When mode is "async", the hook is not called immediately. Instead, an event is inserted into the mpi.hook_event outbox table inside the same transaction. If the operation rolls back, the hook event is also discarded — guaranteeing consistency.

A background hook worker picks up pending events and delivers them with automatic retries.

{
  "hooks": {
    "after": {
      "url": "https://notifications.example.com/webhook",
      "mode": "async",
      "payload_step": "final_result",
      "max_attempts": 5
    }
  }
}

The payload_step property lets you choose which step's output is sent as the hook payload. If omitted, the pipeline's final result is used.

Enable the hook worker

The hook worker is a background process that delivers async hook events. Configure it with the following environment variables:

# Enable the hook worker
MPI_HOOK_WORKER_ENABLE=true

# Polling interval in milliseconds
MPI_HOOK_WORKER_INTERVAL=1000

# Number of events to process per batch
MPI_HOOK_WORKER_BATCH_SIZE=10

# PostgreSQL advisory lock ID (prevents concurrent workers)
MPI_HOOK_WORKER_LOCK_ID=99999

The worker polls the mpi.hook_event table for pending events, POSTs each payload to its URL, and marks events as delivered on success. On failure, events are retried up to max_attempts times before being marked as failed.

Timeout

Set timeout_ms at the operation level to limit total SQL execution time. If the timeout is exceeded, the transaction is rolled back and an error is returned. The default is 30 seconds.

Operation lifecycle

Operations follow a status-based lifecycle:

draft — Initial status after creation or import. Can be edited and tested in the sandbox. Not callable via HTTP.
active — Available for execution via HTTP endpoint. Can still be edited (changes take effect immediately).
disabled — Not callable via HTTP. Can be re-activated.

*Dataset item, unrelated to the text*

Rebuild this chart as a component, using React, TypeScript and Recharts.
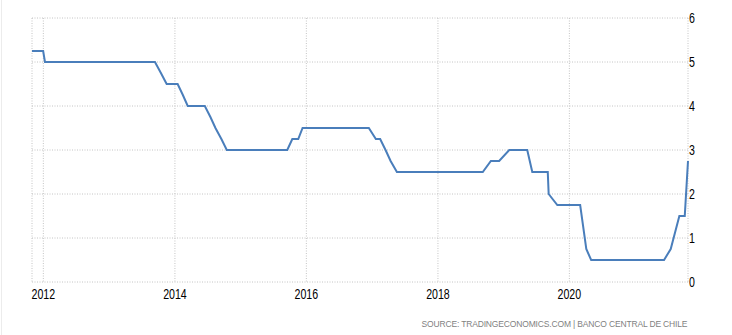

Activating an operation requires that its SQL steps compile successfully. If compilation fails, the activation is rejected with an error.

Sandbox: debug and test

The Admin UI includes a sandbox environment for testing operations without affecting production data. All sandbox executions run inside a transaction that is always rolled back.

Debug mode — Execute steps one at a time, inspect intermediate results, and run ad-hoc SQL queries between steps
Run mode — Execute all steps at once and see the final result

To start a sandbox session, select an operation in the Admin UI and click Debug or Run. If the operation has input parameters, you will be prompted to provide values before execution starts.

For general configuration and setup, see Configure MDM module. For details on the merge and unmerge workflows, see Merging and Unmerging Records: $merge and $unmerge.